____ Supplied data

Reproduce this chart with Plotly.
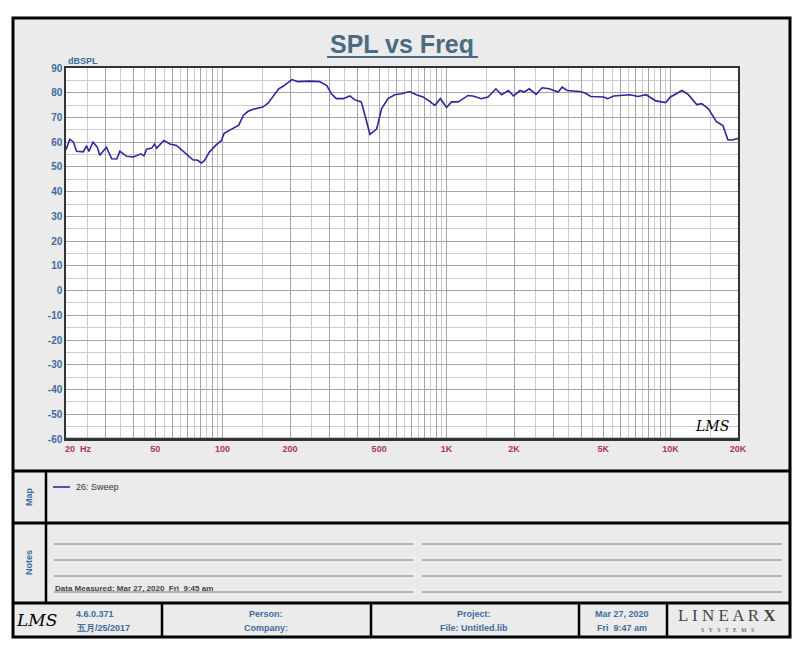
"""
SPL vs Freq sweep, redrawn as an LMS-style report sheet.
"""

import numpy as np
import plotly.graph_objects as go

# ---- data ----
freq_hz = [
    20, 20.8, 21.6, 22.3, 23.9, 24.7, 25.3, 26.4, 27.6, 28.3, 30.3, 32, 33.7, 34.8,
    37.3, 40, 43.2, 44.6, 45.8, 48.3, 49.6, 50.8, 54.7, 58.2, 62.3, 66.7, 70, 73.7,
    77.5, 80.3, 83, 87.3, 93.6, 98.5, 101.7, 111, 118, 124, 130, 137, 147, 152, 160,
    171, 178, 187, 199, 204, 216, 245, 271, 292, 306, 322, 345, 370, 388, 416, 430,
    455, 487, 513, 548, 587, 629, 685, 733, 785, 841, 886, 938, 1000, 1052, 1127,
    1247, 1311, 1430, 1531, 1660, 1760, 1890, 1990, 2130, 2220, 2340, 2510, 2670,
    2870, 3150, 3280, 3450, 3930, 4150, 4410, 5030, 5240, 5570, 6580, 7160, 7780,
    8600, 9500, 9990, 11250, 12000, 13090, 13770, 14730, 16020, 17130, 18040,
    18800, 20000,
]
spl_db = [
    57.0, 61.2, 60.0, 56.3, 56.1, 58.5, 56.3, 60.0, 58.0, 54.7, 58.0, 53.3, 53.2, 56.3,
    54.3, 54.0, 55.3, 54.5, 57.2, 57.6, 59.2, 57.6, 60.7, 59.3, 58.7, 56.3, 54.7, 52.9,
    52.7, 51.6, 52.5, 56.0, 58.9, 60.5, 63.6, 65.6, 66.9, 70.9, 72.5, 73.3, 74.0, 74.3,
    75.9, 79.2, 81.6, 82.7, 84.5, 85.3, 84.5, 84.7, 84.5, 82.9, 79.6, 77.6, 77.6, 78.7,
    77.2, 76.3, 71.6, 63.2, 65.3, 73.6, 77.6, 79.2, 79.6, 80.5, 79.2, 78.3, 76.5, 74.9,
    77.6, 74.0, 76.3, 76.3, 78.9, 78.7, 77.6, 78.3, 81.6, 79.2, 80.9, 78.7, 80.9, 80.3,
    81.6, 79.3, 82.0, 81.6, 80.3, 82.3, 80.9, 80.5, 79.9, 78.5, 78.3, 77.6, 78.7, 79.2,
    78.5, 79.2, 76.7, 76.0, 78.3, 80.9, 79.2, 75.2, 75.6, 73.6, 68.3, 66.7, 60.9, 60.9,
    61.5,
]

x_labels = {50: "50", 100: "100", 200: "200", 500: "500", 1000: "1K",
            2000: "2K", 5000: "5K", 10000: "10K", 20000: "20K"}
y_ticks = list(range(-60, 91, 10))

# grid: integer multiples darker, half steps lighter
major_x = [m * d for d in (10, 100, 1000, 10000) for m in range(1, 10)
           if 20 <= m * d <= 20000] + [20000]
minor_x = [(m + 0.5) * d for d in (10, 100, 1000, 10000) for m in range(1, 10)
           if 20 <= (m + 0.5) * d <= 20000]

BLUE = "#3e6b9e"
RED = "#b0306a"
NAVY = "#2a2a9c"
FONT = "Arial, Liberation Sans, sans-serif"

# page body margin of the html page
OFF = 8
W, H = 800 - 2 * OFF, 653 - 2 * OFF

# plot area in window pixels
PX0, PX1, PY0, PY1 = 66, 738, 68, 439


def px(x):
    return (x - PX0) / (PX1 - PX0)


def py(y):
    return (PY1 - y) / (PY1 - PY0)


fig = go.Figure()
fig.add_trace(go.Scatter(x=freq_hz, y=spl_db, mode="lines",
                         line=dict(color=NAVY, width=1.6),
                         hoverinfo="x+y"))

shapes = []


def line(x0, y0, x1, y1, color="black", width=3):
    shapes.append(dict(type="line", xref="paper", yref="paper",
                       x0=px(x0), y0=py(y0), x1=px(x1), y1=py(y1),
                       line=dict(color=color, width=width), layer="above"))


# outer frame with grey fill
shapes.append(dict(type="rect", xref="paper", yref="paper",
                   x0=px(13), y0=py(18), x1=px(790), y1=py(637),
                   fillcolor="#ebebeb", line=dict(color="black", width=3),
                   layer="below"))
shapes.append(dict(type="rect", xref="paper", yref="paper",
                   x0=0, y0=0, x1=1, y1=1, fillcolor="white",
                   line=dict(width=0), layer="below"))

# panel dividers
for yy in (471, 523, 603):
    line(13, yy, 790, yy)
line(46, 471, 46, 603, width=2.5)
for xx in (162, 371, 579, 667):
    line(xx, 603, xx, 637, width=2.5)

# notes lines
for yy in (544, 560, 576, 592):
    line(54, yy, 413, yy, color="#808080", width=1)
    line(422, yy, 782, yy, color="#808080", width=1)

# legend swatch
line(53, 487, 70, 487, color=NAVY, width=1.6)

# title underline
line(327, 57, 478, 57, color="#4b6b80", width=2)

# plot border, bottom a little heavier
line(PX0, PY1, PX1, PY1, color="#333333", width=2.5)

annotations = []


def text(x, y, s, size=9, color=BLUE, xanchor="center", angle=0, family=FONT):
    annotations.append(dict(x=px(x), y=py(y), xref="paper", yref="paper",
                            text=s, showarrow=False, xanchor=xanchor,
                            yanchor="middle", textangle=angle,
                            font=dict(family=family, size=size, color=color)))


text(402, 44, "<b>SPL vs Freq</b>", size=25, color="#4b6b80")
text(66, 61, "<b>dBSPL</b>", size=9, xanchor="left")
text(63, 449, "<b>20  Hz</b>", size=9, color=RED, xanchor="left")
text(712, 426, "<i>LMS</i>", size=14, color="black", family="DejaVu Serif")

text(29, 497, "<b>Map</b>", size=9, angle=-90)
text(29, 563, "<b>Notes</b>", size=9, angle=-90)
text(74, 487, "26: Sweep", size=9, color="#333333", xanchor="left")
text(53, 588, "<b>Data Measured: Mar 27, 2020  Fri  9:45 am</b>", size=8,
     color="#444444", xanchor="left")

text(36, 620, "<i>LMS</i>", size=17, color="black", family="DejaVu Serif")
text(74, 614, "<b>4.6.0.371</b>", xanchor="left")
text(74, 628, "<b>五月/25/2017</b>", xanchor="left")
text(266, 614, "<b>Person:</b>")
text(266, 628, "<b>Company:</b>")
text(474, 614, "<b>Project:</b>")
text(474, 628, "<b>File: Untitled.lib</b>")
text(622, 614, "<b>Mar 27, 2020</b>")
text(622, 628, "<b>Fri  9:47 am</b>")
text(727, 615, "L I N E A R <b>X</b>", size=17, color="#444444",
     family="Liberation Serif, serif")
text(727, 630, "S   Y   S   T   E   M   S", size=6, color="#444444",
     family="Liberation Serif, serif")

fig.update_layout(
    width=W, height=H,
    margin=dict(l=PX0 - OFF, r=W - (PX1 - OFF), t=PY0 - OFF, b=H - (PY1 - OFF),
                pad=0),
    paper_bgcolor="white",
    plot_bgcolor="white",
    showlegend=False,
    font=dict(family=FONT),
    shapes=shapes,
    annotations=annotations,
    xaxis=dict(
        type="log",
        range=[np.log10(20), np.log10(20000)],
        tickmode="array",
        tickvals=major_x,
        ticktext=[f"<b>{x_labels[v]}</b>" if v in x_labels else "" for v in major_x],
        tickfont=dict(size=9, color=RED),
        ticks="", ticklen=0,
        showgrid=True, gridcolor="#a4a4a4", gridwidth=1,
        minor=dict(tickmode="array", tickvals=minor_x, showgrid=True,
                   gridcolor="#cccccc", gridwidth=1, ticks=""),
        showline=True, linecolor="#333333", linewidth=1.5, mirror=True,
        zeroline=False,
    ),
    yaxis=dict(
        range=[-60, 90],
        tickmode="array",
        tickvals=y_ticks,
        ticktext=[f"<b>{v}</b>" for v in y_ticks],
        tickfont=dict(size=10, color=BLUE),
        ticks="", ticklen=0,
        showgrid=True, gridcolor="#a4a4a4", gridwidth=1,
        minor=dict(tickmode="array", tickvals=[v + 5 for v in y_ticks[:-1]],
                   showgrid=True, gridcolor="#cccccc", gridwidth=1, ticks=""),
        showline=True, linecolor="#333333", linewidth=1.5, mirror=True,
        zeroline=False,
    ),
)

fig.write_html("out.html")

________
____ Supplied data

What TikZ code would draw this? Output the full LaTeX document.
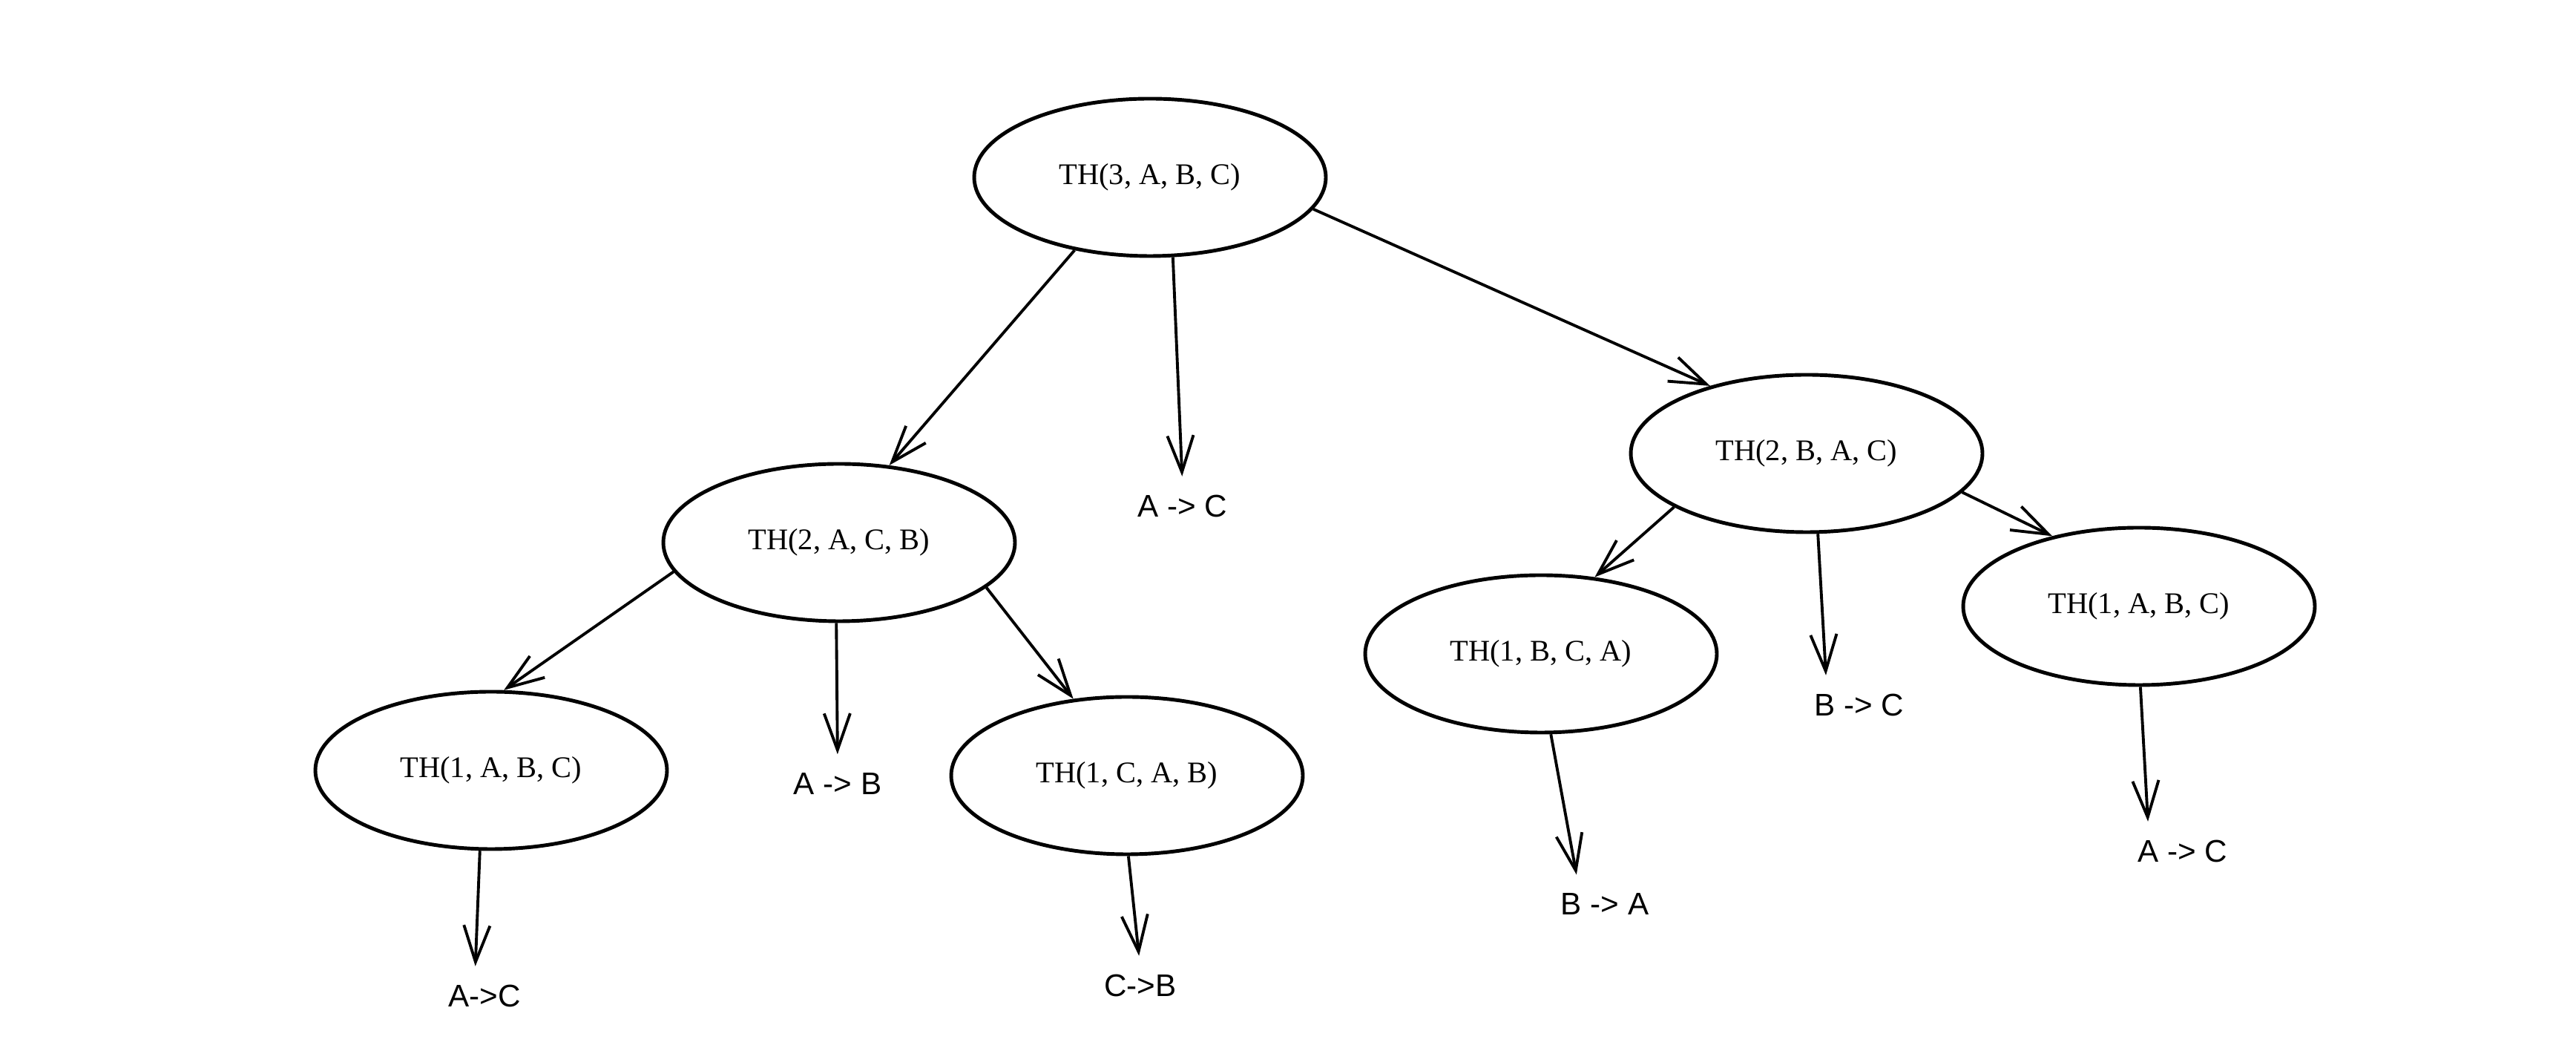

________
____ Supplied data

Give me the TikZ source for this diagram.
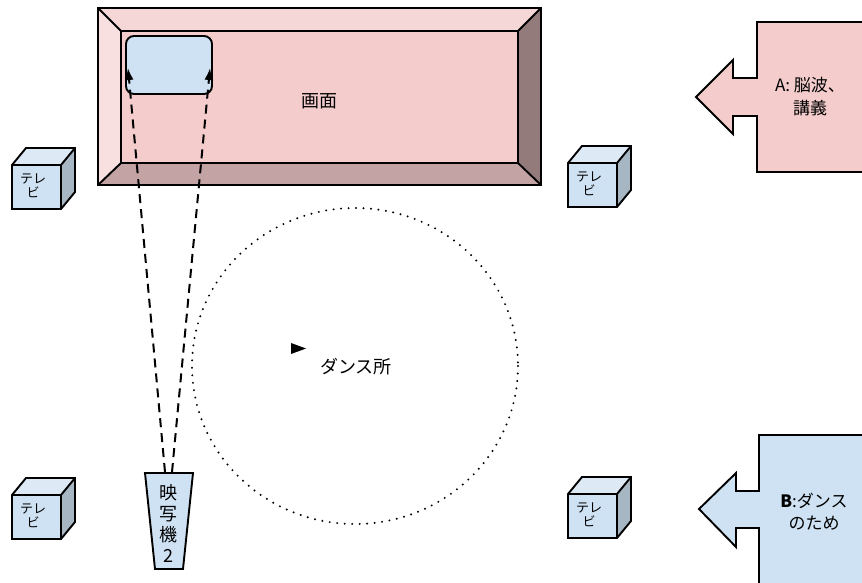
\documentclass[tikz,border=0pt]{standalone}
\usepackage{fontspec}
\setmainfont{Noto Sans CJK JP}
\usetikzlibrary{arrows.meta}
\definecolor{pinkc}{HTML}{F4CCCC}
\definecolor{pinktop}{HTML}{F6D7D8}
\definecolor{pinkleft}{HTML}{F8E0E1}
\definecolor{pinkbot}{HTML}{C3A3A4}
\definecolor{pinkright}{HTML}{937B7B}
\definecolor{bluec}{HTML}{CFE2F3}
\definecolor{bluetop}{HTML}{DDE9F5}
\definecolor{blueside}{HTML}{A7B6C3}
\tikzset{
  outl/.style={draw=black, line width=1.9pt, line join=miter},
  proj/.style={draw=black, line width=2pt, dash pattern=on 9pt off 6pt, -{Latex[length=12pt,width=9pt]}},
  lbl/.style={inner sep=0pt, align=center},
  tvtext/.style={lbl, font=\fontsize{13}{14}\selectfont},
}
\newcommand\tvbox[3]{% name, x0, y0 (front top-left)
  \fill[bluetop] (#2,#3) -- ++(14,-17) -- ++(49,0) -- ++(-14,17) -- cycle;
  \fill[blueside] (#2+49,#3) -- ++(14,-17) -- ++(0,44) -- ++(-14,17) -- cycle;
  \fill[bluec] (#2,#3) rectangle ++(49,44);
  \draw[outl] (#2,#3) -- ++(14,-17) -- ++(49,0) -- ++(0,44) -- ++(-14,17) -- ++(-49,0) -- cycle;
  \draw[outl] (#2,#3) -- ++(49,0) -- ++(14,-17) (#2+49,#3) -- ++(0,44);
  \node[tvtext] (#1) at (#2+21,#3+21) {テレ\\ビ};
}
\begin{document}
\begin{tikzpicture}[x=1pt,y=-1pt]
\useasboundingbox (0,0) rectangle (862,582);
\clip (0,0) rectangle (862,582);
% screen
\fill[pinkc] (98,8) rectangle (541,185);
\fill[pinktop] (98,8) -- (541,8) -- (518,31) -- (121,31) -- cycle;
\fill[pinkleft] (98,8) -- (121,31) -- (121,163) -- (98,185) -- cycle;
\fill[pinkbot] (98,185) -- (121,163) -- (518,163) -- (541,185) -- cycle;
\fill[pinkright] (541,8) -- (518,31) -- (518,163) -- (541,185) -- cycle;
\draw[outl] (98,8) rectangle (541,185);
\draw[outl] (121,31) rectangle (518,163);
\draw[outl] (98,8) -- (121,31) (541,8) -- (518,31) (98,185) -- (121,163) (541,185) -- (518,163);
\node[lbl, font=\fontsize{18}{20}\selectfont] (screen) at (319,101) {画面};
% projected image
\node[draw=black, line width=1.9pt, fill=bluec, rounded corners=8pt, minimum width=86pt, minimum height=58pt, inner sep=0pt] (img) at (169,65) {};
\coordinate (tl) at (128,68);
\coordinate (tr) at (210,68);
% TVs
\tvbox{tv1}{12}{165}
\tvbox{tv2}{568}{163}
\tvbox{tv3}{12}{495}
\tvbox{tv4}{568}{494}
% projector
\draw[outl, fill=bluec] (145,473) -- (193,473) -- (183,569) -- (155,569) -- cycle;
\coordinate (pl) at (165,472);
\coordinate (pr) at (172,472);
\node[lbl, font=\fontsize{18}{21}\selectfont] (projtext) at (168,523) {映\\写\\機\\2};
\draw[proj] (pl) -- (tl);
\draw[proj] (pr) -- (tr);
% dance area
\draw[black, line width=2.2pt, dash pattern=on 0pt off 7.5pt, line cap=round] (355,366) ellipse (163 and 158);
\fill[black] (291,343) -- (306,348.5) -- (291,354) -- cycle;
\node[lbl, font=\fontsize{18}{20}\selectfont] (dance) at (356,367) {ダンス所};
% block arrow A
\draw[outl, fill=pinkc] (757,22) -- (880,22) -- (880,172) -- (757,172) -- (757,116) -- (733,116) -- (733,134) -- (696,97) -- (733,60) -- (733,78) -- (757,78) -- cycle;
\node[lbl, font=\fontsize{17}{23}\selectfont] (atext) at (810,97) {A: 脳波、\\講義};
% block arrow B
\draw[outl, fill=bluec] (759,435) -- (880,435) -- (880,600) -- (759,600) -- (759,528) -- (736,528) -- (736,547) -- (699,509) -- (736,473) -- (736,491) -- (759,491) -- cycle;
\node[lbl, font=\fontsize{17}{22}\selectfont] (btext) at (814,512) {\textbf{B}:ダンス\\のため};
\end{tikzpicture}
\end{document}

________

### Required work
Above are the records; copy exactly the lines from the one with "Reproduce this chart with Plotly." through the one with "import plotly.graph_objects as go", including both, and nothing more. Leave out pictures.

### Exercise answer
Reproduce this chart with Plotly.
"""
SPL vs Freq sweep, redrawn as an LMS-style report sheet.
"""

import numpy as np
import plotly.graph_objects as go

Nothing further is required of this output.